How AI Is Transforming the Film and Video Industry
Have you ever watched your favorite movie or TV personalities doing their shtick on screen, and you thought – hmmm… he or she is kind of artificial, unnatural, inadequate? Well, next time you are watching a scene you might be right – if only in a different sense of meaning to the term “artificial”. Fact is that artificial intelligence (AI), driven by some agile software houses, is rapidly changing the process of generating video and audio content based on specific algorithmic input instead of human judgment and tedious manual routines.
There are two aspects how AI could change Hollywood’s age-old ways. First, is whether a script on a sheet of paper would make it into a commercial screenplay at all. Some AI systems developed by startups like ScriptBook or Pilot Movies, can now read the script and predict its likely box-office success, based on the given characters and story line, and suggest changes or simply shelving the project. All this based on large sets of statistical data on how similar productions have fared in the past.

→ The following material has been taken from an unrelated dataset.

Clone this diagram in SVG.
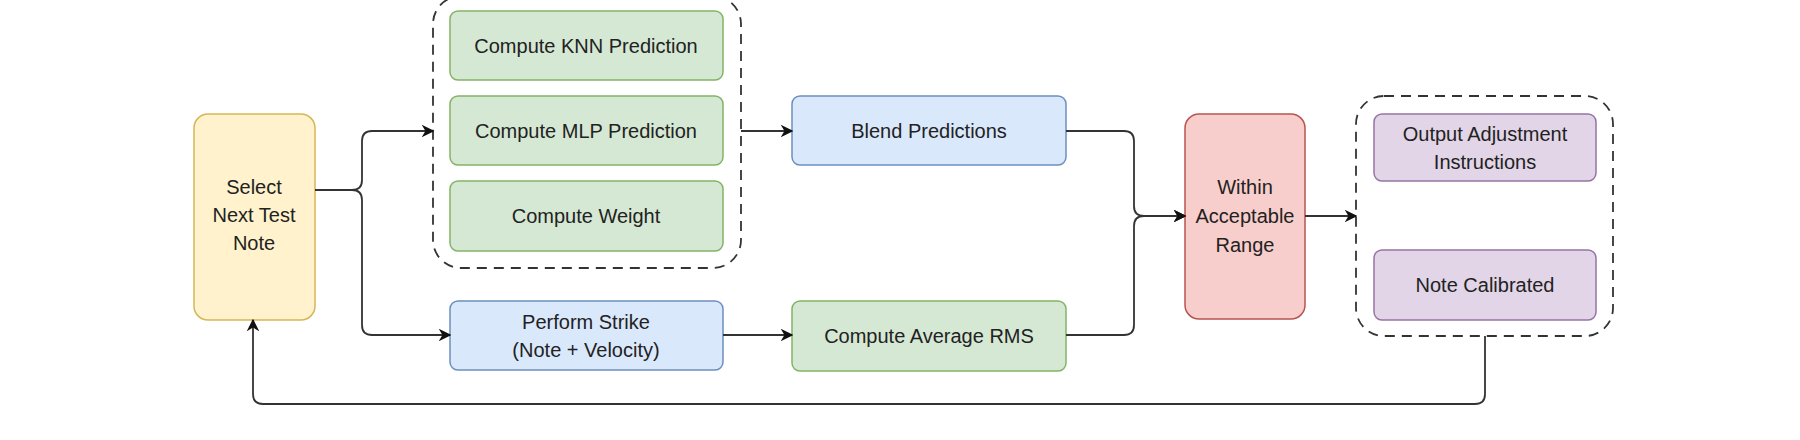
<svg xmlns="http://www.w3.org/2000/svg" width="1800" height="440" viewBox="0 0 1800 440">
<style>
text{font-family:"Liberation Sans",Arial,sans-serif;font-size:20px;fill:#222;text-anchor:middle;dominant-baseline:central}
.g rect{fill:#d5e8d4;stroke:#82b366;stroke-width:1.5}
.b rect{fill:#dae8fc;stroke:#6c8ebf;stroke-width:1.5}
.y rect{fill:#fff2cc;stroke:#d6b656;stroke-width:1.5}
.r rect{fill:#f8cecc;stroke:#b85450;stroke-width:1.5}
.p rect{fill:#e1d5e7;stroke:#9673a6;stroke-width:1.5}
.grp{fill:none;stroke:#333;stroke-width:1.8;stroke-dasharray:10 7}
.c path{fill:none;stroke:#333;stroke-width:1.8}
</style>
<defs><marker id="a" viewBox="0 0 10 10" refX="9" refY="5" markerWidth="7" markerHeight="7" orient="auto-start-reverse"><path d="M0,0 L10,5 L0,10 L3,5 Z" fill="#111"/></marker></defs>
<rect class="grp" x="433" y="-4" width="308" height="272" rx="28"/>
<rect class="grp" x="1356" y="96" width="257" height="240" rx="28"/>
<g id="select" class="y"><rect x="194" y="114" width="121" height="206" rx="14"/><text x="254" y="187">Select</text><text x="254" y="215">Next Test</text><text x="254" y="243">Note</text></g>
<g id="knn" class="g"><rect x="450" y="11" width="273" height="69" rx="8"/><text x="586" y="46">Compute KNN Prediction</text></g>
<g id="mlp" class="g"><rect x="450" y="96" width="273" height="69" rx="8"/><text x="586" y="131">Compute MLP Prediction</text></g>
<g id="weight" class="g"><rect x="450" y="181" width="273" height="70" rx="8"/><text x="586" y="216">Compute Weight</text></g>
<g id="strike" class="b"><rect x="450" y="301" width="273" height="69" rx="8"/><text x="586" y="322">Perform Strike</text><text x="586" y="350">(Note + Velocity)</text></g>
<g id="blend" class="b"><rect x="792" y="96" width="274" height="69" rx="8"/><text x="929" y="131">Blend Predictions</text></g>
<g id="rms" class="g"><rect x="792" y="301" width="274" height="70" rx="8"/><text x="929" y="336">Compute Average RMS</text></g>
<g id="within" class="r"><rect x="1185" y="114" width="120" height="205" rx="14"/><text x="1245" y="187">Within</text><text x="1245" y="216">Acceptable</text><text x="1245" y="245">Range</text></g>
<g id="output" class="p"><rect x="1374" y="114" width="222" height="67" rx="8"/><text x="1485" y="134">Output Adjustment</text><text x="1485" y="162">Instructions</text></g>
<g id="calibrated" class="p"><rect x="1374" y="250" width="222" height="70" rx="8"/><text x="1485" y="285">Note Calibrated</text></g>
<g class="c">
<path d="M315,190 H352 Q362,190 362,180 V141 Q362,131 372,131 H433" marker-end="url(#a)"/>
<path d="M315,190 H352 Q362,190 362,200 V325 Q362,335 372,335 H450" marker-end="url(#a)"/>
<path d="M741,131 H792" marker-end="url(#a)"/>
<path d="M723,335 H792" marker-end="url(#a)"/>
<path d="M1066,131 H1124 Q1134,131 1134,141 V206 Q1134,216 1144,216 H1185" marker-end="url(#a)"/>
<path d="M1066,335 H1124 Q1134,335 1134,325 V226 Q1134,216 1144,216 H1185" marker-end="url(#a)"/>
<path d="M1305,216 H1356" marker-end="url(#a)"/>
<path d="M1485,336 V394 Q1485,404 1475,404 H263 Q253,404 253,394 V320" marker-end="url(#a)"/>
</g>
</svg>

A second, more intuitive, idea of how AI will change movie making is to fully automate how video and audio effects are rendered and fused with other scenic elements by deep learning algorithms, including entire characters and complex backdrops. This, of course, is being done already – but on a smaller scale. Otherwise those wildly successful ‘Star Wars’ or ‘Terminator’ sagas would not have been possible. All this has transformed movie making and pushed it into the computer-assisted digital realm. Now, however, AI systems are setting out to make entire movies by themselves. They are entering the creative field – with human sourcing and supervision at best.
A movie preview for the Sci-fi thriller Morgan (2016) shows where this is going. It was produced by an AI technology which analyzed more than 100 scenic bits of the movie in order to identify the most frightening visuals for the trailer. The selection process itself seems fascinating as the AI is able to learn and decide by itself, however, a human editor still had to come in to properly edit the piece for public presentation.
An indication how this could come along is a Silicon Valley garage outfit called “Arraiy“. It was founded by two highly educated neuroscientists and software entrepreneurs and is backed by high-caliber venture capital. They are developing algorithms that learn how to “rotoscope” camera footage: isolating persons or elements from their natural backgrounds and dynamically inserting them into other visual environments. Without the use of today’s uniformly colored “green screens“, and aiming at streamlining the post-production procedure.
All this, obviously, is cost driven. So, how will today’s highly paid specialists, toiling for days and weeks on end over some fleeting visual effects, appreciated only by their peers, fare in this drive to total automation? Not to worry: “The visual artists are safe,” foresees Stefan Avalos, a filmmaker at a Los Angeles-based visual effects service: “But it will replace all the drudgery.”